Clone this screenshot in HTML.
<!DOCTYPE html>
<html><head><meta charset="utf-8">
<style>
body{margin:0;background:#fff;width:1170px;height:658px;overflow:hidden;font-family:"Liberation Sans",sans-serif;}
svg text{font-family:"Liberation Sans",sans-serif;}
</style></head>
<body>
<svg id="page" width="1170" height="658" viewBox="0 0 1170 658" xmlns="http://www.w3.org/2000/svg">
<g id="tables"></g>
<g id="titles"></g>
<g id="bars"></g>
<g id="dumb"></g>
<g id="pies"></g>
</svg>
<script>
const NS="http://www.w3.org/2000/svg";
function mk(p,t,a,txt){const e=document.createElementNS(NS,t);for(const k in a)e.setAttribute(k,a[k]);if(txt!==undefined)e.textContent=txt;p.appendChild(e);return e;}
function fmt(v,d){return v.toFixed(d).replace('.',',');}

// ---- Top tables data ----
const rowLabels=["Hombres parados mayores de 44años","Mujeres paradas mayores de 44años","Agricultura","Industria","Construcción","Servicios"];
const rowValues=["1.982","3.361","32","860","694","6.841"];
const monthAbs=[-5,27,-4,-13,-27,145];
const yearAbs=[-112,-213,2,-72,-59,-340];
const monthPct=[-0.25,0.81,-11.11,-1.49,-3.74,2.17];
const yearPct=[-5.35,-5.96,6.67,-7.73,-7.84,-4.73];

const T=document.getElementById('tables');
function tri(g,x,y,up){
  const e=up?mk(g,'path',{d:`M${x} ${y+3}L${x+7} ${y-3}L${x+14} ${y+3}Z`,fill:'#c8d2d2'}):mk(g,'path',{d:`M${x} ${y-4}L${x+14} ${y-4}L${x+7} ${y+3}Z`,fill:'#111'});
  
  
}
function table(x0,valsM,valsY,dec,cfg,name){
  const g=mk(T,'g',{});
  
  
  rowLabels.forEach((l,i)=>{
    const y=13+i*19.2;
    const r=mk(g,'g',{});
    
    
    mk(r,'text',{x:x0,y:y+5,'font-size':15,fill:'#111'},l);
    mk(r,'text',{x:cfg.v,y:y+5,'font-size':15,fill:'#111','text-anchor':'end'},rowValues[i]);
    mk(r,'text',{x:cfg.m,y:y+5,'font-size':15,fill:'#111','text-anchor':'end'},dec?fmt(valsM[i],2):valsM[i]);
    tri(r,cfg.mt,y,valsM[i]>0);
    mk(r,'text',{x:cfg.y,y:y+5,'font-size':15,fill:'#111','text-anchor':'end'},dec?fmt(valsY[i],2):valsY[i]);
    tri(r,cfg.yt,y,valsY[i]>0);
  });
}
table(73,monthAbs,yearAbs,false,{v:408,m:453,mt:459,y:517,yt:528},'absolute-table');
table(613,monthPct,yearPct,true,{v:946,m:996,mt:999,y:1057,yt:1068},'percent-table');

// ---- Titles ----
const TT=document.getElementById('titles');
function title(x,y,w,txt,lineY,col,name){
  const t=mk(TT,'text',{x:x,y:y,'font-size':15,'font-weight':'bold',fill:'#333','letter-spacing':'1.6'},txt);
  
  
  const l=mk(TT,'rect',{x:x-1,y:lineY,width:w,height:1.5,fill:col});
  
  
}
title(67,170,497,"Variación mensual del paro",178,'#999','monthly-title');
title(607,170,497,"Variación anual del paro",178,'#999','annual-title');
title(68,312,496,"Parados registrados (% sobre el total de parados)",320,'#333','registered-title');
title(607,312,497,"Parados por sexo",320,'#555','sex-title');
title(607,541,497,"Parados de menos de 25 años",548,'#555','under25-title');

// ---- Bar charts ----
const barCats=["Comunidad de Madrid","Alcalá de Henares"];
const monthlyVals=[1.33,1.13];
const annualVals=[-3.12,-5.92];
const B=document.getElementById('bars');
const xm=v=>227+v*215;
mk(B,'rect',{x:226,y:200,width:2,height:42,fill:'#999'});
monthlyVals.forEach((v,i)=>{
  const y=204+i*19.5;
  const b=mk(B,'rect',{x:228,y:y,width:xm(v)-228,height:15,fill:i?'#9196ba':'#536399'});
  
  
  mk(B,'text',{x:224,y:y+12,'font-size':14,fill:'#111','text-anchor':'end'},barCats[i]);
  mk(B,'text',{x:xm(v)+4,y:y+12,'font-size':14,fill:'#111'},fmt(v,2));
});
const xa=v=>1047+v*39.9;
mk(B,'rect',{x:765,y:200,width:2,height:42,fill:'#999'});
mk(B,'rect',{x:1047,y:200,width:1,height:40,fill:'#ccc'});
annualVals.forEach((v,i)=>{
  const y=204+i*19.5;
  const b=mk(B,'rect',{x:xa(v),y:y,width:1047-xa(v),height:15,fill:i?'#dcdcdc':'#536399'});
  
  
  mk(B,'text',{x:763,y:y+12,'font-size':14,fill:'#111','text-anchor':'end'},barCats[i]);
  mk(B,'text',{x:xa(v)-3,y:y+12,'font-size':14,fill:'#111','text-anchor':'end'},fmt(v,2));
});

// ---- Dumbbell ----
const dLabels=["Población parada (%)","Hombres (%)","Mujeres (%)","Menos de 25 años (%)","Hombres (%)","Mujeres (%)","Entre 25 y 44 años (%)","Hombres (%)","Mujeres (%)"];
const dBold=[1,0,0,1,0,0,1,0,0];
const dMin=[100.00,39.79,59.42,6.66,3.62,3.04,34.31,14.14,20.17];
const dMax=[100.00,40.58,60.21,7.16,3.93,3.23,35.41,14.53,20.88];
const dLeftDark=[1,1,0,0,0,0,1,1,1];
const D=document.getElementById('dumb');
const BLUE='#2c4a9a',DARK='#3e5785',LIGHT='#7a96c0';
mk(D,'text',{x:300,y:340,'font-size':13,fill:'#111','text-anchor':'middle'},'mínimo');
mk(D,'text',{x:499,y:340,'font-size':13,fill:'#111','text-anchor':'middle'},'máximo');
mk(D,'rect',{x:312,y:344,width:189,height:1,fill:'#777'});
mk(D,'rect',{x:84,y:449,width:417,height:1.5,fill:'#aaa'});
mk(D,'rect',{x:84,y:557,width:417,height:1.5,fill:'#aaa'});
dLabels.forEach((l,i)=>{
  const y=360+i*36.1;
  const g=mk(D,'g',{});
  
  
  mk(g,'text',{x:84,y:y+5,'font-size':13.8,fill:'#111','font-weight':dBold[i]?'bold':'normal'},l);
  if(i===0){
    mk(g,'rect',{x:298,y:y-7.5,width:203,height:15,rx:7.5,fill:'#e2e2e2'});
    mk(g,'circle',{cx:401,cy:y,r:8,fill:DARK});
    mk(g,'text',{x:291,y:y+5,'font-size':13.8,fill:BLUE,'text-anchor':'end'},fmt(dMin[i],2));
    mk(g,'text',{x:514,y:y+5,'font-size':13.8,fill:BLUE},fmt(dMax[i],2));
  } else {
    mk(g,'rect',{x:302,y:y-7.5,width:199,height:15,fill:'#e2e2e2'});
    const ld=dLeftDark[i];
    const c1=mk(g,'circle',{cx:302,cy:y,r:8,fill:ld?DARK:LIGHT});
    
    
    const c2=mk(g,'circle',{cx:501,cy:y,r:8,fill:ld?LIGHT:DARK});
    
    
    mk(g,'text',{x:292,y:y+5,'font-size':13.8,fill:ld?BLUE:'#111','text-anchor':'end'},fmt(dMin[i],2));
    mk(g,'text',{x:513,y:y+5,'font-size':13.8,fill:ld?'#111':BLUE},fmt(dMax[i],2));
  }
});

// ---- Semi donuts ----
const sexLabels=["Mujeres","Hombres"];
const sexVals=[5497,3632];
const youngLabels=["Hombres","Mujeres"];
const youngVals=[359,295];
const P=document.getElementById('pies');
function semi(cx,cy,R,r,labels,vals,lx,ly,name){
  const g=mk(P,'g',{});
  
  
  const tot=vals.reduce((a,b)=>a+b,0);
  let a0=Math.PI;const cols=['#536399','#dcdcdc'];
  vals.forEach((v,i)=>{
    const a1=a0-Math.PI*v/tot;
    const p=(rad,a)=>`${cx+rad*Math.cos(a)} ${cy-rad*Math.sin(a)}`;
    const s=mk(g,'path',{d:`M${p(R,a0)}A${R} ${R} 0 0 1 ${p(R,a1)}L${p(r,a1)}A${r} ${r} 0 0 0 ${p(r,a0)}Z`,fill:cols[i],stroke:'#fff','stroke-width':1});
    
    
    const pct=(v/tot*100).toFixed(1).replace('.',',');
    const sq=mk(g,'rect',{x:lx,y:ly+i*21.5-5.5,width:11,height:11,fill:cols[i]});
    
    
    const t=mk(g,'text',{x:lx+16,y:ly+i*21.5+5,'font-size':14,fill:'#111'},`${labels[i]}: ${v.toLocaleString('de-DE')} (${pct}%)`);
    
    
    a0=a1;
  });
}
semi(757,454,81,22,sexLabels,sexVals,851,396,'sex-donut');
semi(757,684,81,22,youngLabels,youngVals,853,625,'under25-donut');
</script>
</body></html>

•••••

> **Work instructions**
What are the exact lines from the beginning of the material through the line containing "const yearPct=[-5.35,-5.96,6.67,-7.73,-7.84,-4.73];"? Write out those lines alone.

> **Right answer**
Clone this screenshot in HTML.
<!DOCTYPE html>
<html><head><meta charset="utf-8">
<style>
body{margin:0;background:#fff;width:1170px;height:658px;overflow:hidden;font-family:"Liberation Sans",sans-serif;}
svg text{font-family:"Liberation Sans",sans-serif;}
</style></head>
<body>
<svg id="page" width="1170" height="658" viewBox="0 0 1170 658" xmlns="http://www.w3.org/2000/svg">
<g id="tables"></g>
<g id="titles"></g>
<g id="bars"></g>
<g id="dumb"></g>
<g id="pies"></g>
</svg>
<script>
const NS="http://www.w3.org/2000/svg";
function mk(p,t,a,txt){const e=document.createElementNS(NS,t);for(const k in a)e.setAttribute(k,a[k]);if(txt!==undefined)e.textContent=txt;p.appendChild(e);return e;}
function fmt(v,d){return v.toFixed(d).replace('.',',');}

// ---- Top tables data ----
const rowLabels=["Hombres parados mayores de 44años","Mujeres paradas mayores de 44años","Agricultura","Industria","Construcción","Servicios"];
const rowValues=["1.982","3.361","32","860","694","6.841"];
const monthAbs=[-5,27,-4,-13,-27,145];
const yearAbs=[-112,-213,2,-72,-59,-340];
const monthPct=[-0.25,0.81,-11.11,-1.49,-3.74,2.17];
const yearPct=[-5.35,-5.96,6.67,-7.73,-7.84,-4.73];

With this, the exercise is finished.